だから窯で焼く時間はほんの少し。じっくり休ませながら中心まで火を入れ、仕上げに窯の中で高くあげて薪の香りをまとわせます。
ソースはハンバーグの肉汁が残ったフライパンに赤ワインを入れて煮詰めたもの。
サフランリゾットの上にハンバーグをのせ、ソースをかけたら最後に目玉焼きをトッピングして黒胡椒を削りかけたら完成。このビジュアルにときめかないわけがありません。
徳島県「たむらの卵(濃密)」は黄身の色が濃く、赤ワインソースに負けない力強い味わいです。こんもりとした黄身を割り、ハンバーグとソースに絡めて食すと至福の瞬間が訪れます。
高橋さん
ハンバーグはものすごい弾力があり、噛めば噛むほど肉の甘みを感じます。山田さんは味の構築が上手。ソースも黒胡椒も何気なくかけているようですが、実はちゃんと計算された完璧な量なのです。
クワトロフォルマッジョといちごのピッツァ
ピッツァの定番メニュー「クワトロフォルマッジョ」にいちごをのせ、リンゴのバルサミコ酢をかけています。
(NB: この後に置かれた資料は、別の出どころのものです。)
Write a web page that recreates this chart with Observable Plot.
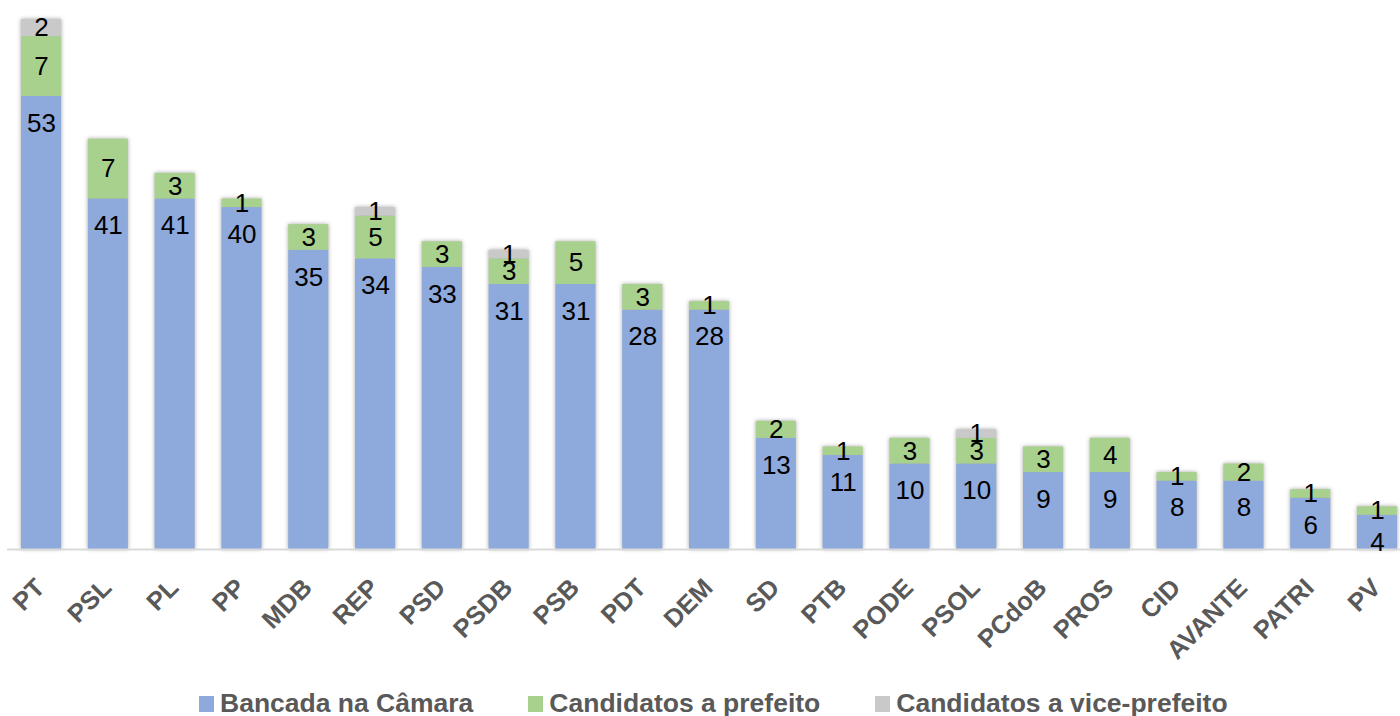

デザートピッツァかと思いきや、いちごは甘みより酸味が強く、4種のチーズの香りや塩味の複雑味もしっかり食事系ピッツァです。
高橋さん
本当にこの生地は圧倒的においしい! 粉の配合、練り、成形、焼く温度、この4つをとことん追求した結果、今の生地になったそう。どんな具材をのせてもおいしくなる魔法の生地でレシピは無限大に広がります。
自家製ティラミスとガトーショコラ
デザートは自家製のティラミスとガトーショコラを重ね、上には熊の最中をのせて。「テアトロアッカ」へのオマージュです。
高橋さん
デザートはしっかり甘いけどボリュームが抑えられているのでペロリと完食できます。熊の最中も口直しにちょうどいい!
大人たちをピッツェリアに呼び戻す!
「ピッツァの魅力は具材も形も自由自在なこと」と話す山田さん。ピッツァは玉城シェフ、イタリア料理は原シェフを師と仰ぎ、両シェフの薫陶を受けつつも独自の味を創りだしました。また残った生地を粉砕して衣やトッピングなどの料理に使うことで1人1枚ずつ4種類のピッツァを提供するフルコーススタイルを実現、高級イメージがなかったピッツァのステイタスをあげたのです。
ピッツェリアに行くことを諦めていた大人たちへ。もう諦めなくていい! 一人で存分にピッツァを楽しめます!